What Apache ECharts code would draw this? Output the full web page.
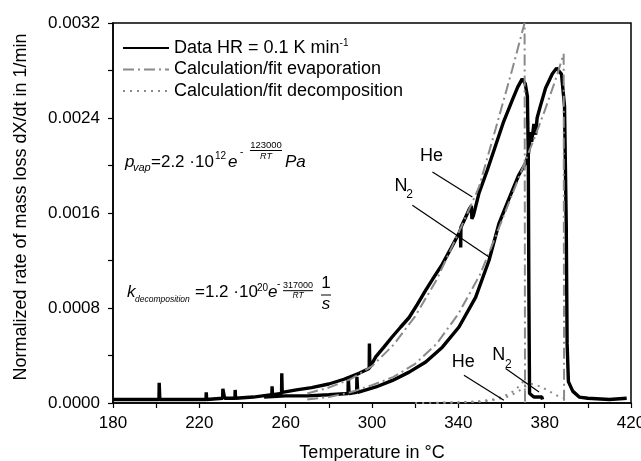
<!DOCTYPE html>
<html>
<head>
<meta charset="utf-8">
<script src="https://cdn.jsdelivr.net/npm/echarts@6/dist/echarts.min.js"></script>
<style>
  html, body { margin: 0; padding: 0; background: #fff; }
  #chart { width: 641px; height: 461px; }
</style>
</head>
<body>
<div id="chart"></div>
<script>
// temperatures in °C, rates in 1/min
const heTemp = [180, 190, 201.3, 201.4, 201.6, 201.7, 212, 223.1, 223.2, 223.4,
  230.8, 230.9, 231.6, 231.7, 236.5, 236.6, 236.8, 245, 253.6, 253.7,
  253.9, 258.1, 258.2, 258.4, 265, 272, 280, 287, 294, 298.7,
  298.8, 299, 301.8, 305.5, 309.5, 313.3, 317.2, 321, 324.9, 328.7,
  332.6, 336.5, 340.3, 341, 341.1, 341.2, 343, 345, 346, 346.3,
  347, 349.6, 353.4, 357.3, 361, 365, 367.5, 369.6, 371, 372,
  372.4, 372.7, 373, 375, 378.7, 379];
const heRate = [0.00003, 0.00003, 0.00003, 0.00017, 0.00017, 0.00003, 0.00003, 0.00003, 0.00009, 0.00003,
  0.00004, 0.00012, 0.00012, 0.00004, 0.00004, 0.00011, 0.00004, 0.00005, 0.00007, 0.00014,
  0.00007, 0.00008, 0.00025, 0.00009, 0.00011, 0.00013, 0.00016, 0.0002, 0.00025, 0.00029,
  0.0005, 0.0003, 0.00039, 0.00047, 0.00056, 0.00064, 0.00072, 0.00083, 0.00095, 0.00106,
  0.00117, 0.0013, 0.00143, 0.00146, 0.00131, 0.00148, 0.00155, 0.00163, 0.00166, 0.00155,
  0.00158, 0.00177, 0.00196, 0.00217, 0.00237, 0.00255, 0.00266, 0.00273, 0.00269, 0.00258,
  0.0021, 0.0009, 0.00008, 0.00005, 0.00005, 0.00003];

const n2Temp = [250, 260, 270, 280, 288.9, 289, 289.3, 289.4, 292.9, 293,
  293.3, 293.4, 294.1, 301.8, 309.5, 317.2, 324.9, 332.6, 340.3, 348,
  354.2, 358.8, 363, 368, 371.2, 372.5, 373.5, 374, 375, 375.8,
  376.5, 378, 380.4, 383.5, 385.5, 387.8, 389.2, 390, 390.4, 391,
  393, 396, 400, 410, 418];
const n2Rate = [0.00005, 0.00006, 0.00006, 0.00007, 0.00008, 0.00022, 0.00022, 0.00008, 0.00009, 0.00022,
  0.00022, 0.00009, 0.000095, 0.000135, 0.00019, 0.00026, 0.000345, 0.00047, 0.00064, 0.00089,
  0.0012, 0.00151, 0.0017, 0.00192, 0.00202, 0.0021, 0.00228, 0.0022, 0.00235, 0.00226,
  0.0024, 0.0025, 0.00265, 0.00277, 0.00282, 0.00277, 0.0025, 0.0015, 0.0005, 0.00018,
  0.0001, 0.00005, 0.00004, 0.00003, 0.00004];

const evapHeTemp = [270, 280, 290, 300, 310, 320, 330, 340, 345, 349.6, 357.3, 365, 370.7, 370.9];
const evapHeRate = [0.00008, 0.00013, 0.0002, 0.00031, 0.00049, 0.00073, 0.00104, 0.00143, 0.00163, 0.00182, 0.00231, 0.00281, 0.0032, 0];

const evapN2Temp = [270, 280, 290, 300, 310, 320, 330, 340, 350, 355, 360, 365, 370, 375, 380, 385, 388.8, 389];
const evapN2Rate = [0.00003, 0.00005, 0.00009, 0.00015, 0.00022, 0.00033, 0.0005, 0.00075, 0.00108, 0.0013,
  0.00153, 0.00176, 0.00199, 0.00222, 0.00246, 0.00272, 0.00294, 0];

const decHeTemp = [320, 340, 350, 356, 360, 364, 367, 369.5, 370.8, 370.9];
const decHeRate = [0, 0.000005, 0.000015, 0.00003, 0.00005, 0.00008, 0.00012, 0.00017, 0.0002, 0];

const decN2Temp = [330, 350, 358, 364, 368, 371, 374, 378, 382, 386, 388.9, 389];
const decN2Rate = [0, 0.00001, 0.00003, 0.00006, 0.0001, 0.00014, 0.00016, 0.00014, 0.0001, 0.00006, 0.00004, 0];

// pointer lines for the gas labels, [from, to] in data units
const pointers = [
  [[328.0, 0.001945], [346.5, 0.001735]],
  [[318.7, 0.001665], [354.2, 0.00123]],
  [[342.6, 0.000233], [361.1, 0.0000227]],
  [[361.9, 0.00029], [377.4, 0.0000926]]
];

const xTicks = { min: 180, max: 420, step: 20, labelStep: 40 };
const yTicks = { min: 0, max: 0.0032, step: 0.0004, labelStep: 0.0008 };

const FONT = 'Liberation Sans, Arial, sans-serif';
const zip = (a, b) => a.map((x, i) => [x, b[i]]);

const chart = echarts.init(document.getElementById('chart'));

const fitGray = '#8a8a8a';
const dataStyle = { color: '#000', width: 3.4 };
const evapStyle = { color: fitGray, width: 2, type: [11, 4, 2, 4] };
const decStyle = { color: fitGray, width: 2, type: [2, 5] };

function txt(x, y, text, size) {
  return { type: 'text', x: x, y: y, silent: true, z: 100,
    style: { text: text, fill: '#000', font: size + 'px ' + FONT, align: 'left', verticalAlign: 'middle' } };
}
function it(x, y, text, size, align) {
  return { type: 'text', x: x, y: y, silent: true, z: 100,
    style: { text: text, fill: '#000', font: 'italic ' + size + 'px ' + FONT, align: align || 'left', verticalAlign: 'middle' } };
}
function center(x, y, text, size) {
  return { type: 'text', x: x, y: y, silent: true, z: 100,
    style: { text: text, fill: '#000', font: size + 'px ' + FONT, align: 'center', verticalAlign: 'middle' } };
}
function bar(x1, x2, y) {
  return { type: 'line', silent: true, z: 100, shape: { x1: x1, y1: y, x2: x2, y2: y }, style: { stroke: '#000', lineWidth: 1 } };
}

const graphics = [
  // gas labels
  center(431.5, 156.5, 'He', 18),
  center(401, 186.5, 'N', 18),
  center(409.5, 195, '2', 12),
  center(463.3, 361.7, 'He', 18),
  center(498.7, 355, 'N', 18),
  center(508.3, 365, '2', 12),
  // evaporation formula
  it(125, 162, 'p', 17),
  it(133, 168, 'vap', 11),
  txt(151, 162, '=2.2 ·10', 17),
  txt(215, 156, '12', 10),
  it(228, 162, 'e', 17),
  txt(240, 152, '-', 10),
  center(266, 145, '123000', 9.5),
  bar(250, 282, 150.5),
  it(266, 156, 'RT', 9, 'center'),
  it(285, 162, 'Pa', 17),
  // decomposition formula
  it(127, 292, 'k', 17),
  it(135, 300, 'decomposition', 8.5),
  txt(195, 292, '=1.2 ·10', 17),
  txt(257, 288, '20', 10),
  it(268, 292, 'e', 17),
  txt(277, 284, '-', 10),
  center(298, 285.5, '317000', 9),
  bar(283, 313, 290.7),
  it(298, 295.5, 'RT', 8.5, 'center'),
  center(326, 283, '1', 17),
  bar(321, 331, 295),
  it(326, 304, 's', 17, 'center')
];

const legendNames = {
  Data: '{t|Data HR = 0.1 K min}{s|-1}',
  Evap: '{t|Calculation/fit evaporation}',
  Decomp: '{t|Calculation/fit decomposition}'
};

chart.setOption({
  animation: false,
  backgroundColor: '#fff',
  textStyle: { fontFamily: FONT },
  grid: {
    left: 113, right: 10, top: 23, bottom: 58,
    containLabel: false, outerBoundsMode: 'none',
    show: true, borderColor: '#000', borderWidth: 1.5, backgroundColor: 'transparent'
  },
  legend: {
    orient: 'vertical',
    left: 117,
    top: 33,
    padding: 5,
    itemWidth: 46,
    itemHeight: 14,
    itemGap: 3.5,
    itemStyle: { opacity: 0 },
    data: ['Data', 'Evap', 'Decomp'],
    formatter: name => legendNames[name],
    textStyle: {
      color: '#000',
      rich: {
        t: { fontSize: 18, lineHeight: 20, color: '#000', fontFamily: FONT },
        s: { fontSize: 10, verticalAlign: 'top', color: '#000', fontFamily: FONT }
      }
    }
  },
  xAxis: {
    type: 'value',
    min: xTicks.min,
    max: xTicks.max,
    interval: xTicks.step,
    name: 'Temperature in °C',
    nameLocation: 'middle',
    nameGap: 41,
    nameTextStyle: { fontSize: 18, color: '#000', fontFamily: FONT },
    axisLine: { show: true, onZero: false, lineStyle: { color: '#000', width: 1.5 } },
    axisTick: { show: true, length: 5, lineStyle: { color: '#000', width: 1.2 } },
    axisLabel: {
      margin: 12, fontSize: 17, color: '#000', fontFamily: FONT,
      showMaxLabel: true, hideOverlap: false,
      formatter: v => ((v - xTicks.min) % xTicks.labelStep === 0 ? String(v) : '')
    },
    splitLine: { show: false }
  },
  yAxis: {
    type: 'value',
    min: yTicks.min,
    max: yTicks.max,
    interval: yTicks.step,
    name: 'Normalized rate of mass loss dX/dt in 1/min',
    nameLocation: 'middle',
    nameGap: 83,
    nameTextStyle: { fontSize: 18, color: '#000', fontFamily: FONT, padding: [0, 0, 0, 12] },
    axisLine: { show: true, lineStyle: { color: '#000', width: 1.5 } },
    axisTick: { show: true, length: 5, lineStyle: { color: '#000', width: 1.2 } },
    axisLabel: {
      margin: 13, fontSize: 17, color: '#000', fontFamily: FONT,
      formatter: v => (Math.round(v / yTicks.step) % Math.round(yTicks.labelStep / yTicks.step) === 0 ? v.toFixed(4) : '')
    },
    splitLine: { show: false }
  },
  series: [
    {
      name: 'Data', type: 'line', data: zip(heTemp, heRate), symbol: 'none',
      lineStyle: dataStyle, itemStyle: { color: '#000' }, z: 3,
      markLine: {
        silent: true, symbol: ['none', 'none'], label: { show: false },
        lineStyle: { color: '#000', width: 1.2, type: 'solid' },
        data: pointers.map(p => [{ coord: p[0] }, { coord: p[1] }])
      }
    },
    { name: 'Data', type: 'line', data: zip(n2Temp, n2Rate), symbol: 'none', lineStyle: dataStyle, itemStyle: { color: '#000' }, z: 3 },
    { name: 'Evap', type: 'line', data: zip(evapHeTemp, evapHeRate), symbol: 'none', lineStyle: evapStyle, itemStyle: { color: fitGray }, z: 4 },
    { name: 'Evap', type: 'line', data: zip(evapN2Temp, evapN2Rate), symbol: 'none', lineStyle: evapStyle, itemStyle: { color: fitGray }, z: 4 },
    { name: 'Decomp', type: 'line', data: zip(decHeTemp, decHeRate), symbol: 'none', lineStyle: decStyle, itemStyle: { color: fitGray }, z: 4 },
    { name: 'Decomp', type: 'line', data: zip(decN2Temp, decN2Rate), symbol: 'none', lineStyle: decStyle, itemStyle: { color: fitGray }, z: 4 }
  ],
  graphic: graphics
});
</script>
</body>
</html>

---

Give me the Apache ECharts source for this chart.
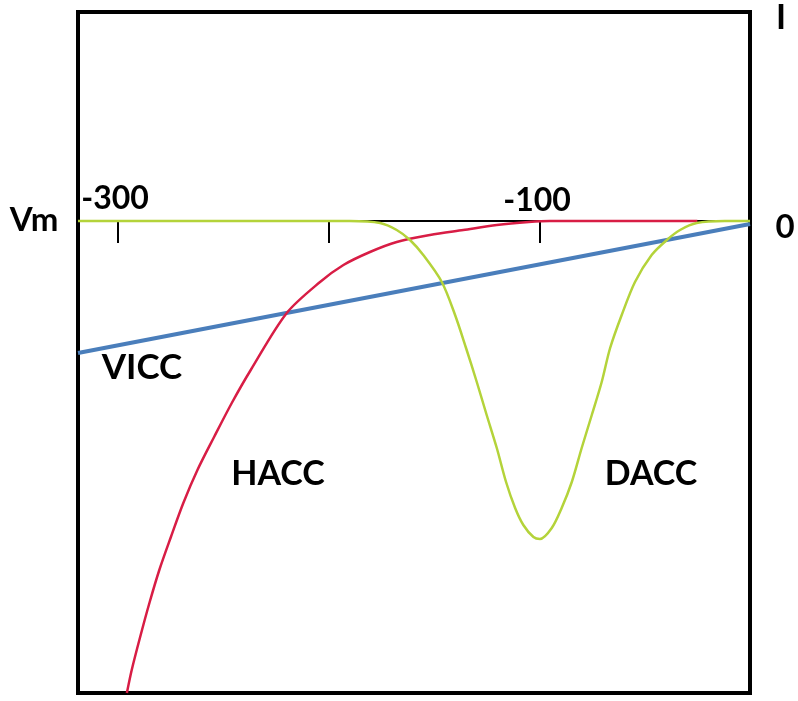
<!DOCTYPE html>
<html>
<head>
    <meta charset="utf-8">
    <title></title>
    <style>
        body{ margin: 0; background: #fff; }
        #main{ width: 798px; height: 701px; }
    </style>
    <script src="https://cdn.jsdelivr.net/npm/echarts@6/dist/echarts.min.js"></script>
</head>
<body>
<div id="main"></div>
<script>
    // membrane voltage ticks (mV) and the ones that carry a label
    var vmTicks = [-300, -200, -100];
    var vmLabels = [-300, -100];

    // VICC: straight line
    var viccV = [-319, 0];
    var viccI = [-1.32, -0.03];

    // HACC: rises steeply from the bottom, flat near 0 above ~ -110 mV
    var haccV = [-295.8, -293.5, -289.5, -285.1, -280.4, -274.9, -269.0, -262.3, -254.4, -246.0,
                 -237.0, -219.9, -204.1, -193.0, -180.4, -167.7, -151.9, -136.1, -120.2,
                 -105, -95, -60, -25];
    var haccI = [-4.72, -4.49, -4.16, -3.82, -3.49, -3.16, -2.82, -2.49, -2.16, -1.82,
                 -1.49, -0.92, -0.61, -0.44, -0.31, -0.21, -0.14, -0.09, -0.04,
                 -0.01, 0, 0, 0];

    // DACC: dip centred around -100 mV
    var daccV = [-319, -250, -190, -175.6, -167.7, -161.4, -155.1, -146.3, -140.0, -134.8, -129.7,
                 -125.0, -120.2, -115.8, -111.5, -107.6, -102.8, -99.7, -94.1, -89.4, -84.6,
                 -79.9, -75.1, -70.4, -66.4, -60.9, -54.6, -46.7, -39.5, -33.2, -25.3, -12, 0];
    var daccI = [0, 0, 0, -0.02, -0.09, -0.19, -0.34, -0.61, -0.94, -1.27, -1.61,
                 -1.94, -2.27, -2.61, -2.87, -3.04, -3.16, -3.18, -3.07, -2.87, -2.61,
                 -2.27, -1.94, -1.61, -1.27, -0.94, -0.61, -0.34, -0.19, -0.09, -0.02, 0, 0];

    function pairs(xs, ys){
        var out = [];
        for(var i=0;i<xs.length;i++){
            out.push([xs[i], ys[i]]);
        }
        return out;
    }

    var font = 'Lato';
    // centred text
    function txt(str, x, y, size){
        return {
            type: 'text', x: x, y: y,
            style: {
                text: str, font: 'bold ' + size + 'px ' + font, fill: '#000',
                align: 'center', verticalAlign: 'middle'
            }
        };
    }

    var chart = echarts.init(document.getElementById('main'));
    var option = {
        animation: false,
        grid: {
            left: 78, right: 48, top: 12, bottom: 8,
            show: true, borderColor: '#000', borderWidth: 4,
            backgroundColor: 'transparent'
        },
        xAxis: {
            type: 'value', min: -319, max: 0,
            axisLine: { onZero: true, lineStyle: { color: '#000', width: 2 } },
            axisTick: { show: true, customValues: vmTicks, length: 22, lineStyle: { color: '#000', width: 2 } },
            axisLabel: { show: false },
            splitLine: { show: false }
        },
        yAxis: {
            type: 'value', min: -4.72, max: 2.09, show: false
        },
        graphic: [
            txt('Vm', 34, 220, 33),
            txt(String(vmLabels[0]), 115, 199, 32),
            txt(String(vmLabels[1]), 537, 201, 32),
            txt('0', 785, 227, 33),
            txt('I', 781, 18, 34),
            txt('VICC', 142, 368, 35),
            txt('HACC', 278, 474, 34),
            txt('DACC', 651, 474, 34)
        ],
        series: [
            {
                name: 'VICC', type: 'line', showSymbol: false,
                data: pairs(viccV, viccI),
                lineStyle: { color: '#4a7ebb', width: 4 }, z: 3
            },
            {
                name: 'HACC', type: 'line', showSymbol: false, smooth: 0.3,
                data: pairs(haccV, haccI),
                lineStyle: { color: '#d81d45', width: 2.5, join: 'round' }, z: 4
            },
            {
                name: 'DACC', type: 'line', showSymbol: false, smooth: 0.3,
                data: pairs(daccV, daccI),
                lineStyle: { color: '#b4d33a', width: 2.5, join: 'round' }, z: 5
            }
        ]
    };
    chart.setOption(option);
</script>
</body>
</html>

==

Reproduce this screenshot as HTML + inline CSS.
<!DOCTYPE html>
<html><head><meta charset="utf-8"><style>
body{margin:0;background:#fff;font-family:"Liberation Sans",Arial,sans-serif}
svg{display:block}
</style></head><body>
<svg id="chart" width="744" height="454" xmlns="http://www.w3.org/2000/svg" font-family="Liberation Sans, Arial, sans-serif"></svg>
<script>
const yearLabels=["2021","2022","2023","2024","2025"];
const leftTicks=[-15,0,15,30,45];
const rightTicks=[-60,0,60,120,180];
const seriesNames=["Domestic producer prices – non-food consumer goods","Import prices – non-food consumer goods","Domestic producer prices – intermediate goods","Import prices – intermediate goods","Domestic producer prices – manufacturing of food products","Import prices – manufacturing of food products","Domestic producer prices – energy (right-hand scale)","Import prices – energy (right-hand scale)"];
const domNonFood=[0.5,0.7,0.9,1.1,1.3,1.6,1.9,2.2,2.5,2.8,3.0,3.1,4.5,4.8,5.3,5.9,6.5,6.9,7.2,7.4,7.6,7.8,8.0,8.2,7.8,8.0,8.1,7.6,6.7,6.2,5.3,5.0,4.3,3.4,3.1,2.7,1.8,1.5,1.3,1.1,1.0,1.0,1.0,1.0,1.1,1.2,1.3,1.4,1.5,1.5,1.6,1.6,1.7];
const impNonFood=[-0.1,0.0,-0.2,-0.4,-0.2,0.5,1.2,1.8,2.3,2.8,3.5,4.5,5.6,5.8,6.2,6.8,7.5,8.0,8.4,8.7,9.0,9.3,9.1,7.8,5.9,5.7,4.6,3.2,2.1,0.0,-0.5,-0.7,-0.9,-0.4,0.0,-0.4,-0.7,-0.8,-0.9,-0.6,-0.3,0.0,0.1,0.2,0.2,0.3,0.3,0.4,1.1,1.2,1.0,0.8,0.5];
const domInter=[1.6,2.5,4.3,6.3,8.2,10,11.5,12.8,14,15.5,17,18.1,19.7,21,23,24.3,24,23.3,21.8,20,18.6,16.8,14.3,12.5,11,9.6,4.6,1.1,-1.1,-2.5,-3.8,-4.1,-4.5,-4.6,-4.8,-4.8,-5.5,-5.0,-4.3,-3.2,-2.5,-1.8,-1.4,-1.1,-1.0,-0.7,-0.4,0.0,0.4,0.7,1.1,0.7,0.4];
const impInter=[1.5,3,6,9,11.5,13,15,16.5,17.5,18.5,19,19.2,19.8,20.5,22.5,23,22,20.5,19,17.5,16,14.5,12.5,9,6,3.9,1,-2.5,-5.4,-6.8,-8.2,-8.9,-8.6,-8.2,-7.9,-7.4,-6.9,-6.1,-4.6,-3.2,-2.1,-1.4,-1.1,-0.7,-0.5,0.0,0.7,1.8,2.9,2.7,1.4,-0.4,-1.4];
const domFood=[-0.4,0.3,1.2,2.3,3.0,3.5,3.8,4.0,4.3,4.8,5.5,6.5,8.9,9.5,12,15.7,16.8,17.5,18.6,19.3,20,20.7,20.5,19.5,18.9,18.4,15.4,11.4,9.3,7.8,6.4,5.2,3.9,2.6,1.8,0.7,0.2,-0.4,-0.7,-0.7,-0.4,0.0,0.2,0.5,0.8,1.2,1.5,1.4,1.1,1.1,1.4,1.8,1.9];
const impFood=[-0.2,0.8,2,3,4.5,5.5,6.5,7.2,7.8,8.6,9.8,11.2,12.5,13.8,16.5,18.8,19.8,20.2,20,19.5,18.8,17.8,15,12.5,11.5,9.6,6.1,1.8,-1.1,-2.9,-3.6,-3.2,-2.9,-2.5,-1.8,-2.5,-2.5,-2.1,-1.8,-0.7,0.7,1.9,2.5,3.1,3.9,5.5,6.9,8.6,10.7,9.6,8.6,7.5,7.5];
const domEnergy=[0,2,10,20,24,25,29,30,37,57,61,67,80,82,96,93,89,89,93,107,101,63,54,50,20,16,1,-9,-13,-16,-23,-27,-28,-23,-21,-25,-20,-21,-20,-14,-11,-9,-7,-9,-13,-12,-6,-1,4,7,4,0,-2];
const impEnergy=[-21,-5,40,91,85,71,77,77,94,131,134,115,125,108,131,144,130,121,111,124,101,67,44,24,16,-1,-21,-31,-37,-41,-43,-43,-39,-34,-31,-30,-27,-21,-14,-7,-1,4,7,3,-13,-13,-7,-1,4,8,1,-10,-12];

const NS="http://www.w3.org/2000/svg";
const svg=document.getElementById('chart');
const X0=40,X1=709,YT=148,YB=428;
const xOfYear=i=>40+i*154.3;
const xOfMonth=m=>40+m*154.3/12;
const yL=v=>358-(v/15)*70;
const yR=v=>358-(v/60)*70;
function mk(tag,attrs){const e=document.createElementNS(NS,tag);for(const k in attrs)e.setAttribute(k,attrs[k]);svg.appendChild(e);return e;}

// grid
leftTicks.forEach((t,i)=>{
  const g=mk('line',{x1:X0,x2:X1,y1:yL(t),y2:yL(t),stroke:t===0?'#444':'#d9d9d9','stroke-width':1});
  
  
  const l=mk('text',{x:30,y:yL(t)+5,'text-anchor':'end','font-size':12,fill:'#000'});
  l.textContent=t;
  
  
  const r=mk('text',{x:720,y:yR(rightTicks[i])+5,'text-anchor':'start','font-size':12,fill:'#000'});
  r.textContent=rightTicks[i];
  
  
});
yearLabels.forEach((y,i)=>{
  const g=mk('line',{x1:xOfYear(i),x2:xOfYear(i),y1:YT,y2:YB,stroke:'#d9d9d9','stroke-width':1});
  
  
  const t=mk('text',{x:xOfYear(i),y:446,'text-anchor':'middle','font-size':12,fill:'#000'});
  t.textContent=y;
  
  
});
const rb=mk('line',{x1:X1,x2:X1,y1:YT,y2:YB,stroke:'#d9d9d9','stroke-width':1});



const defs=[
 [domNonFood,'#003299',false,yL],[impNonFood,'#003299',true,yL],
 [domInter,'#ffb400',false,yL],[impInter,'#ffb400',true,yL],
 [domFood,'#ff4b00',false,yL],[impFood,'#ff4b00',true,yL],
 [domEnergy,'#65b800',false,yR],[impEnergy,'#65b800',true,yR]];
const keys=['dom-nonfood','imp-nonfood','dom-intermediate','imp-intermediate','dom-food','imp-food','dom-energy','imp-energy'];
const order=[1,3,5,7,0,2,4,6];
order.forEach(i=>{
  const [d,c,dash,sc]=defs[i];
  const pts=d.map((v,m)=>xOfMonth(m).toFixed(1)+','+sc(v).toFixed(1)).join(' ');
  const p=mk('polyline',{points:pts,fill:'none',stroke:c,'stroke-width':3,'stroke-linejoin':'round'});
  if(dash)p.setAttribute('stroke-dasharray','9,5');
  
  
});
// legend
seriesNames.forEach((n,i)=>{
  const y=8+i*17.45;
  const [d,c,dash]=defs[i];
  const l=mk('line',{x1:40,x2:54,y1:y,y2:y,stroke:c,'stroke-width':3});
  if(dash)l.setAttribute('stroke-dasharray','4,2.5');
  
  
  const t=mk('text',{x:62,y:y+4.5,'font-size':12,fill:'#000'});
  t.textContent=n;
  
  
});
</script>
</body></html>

*What needs to be done:* Above are some records. Output exactly the lines from the one that contains "What Apache ECharts" to the one that contains "0.0021, 0.0009, 0.00008, 0.00005, 0.00005, 0.00003];", keeping both, and omit the pictures.

*Answer below:*
What Apache ECharts code would draw this? Output the full web page.
<!DOCTYPE html>
<html>
<head>
<meta charset="utf-8">
<script src="https://cdn.jsdelivr.net/npm/echarts@6/dist/echarts.min.js"></script>
<style>
  html, body { margin: 0; padding: 0; background: #fff; }
  #chart { width: 641px; height: 461px; }
</style>
</head>
<body>
<div id="chart"></div>
<script>
// temperatures in °C, rates in 1/min
const heTemp = [180, 190, 201.3, 201.4, 201.6, 201.7, 212, 223.1, 223.2, 223.4,
  230.8, 230.9, 231.6, 231.7, 236.5, 236.6, 236.8, 245, 253.6, 253.7,
  253.9, 258.1, 258.2, 258.4, 265, 272, 280, 287, 294, 298.7,
  298.8, 299, 301.8, 305.5, 309.5, 313.3, 317.2, 321, 324.9, 328.7,
  332.6, 336.5, 340.3, 341, 341.1, 341.2, 343, 345, 346, 346.3,
  347, 349.6, 353.4, 357.3, 361, 365, 367.5, 369.6, 371, 372,
  372.4, 372.7, 373, 375, 378.7, 379];
const heRate = [0.00003, 0.00003, 0.00003, 0.00017, 0.00017, 0.00003, 0.00003, 0.00003, 0.00009, 0.00003,
  0.00004, 0.00012, 0.00012, 0.00004, 0.00004, 0.00011, 0.00004, 0.00005, 0.00007, 0.00014,
  0.00007, 0.00008, 0.00025, 0.00009, 0.00011, 0.00013, 0.00016, 0.0002, 0.00025, 0.00029,
  0.0005, 0.0003, 0.00039, 0.00047, 0.00056, 0.00064, 0.00072, 0.00083, 0.00095, 0.00106,
  0.00117, 0.0013, 0.00143, 0.00146, 0.00131, 0.00148, 0.00155, 0.00163, 0.00166, 0.00155,
  0.00158, 0.00177, 0.00196, 0.00217, 0.00237, 0.00255, 0.00266, 0.00273, 0.00269, 0.00258,
  0.0021, 0.0009, 0.00008, 0.00005, 0.00005, 0.00003];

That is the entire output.